Technical analysis involves recognizing patterns and interpreting indicators whilst understanding support and resistance levels. By charting past currency price movements, investors can identify patterns, trends, strengths and cycles within market data.
These particular analytical methods has flourished over the course of time, enabling traders to reach informed investment decisions that are based on logic instead of being based on luck. Since its inception in Europe in the 17th century, technical analysis has evolved significantly and is now easy to grasp and even easier to perform.
Technical Analysis: The Origins
The origins of technical analysis date far back to the 17th century, where various aspects can be found in Joseph de la Vega’s analysis of the Dutch stock exchange.
Nevertheless according to sources, technical analysis was properly developed in Asia in the 18th century by Munehisa Homma, a merchant who traded in Japan’s Rice market. Homma is attributed with having a major influence on the development of the Japanese candlestick technique, which is a highly popular technical analysis charting tool.
Throughout the 1920s, 1930s and 1940s a number of books were published on technical market analysis by major historical authors such as Richard W. Schabacker, who is considered to be one of the founding fathers of technical analysis. Other renowned authors and economists include Robert D. Edwards and John Magee, whose books remain popular and applicable to the present day.
Other contributions from major pioneers such as Charles Dow, John Maynard Keynes and William Gann impacted significantly upon the popularity of technical analysis. Their work focused on the power of price in influencing market forces, suggesting that the repetition of previous trends gives major clues of current and future behaviour.
As foreign exchange trading exploded in popularity, so too did the material available to analyze the market. During the 1960s countless books and journals were published outlining how to read charts as more and more economists focused their attention on the power of chart analysis.

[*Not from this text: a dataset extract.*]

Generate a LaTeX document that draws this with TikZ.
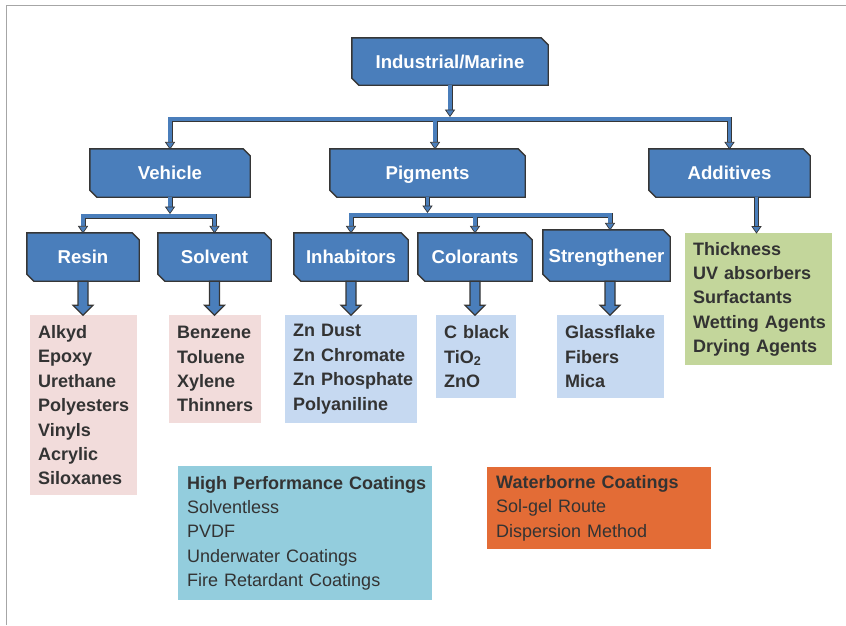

Technical Analysis in the Modern Age
Although many of these books were written with the stock exchange in mind, they remain applicable to the foreign exchange market to this day, since the ability to perform technical analysis is universal across all financial markets. Since their release, these books remain timeless and have since generated a huge following of traders who have stayed faithful to the power and effectiveness of forex technical analysis.
Since the 17th and 18th Century, countless technical terms and jargon have entered the trading scene. There are also endless tools and techniques adopted by technical traders including forex indicators, which come in many varieties. Some indicators analyze mathematical price movements while others focus more on the relationships and correlations between price changes.
Many technicians use a combination of techniques to develop a market analysis approach that suits them. The goal of technical analysis is to accurately forecast future price movements by establishing market trends. Indeed, traders from all walks of life continue to choose technical analysis to observe the market and anticipate currency price movements.
No matter your strategy or aims, it is vital to know of the risks involved when trading and that losses could occur.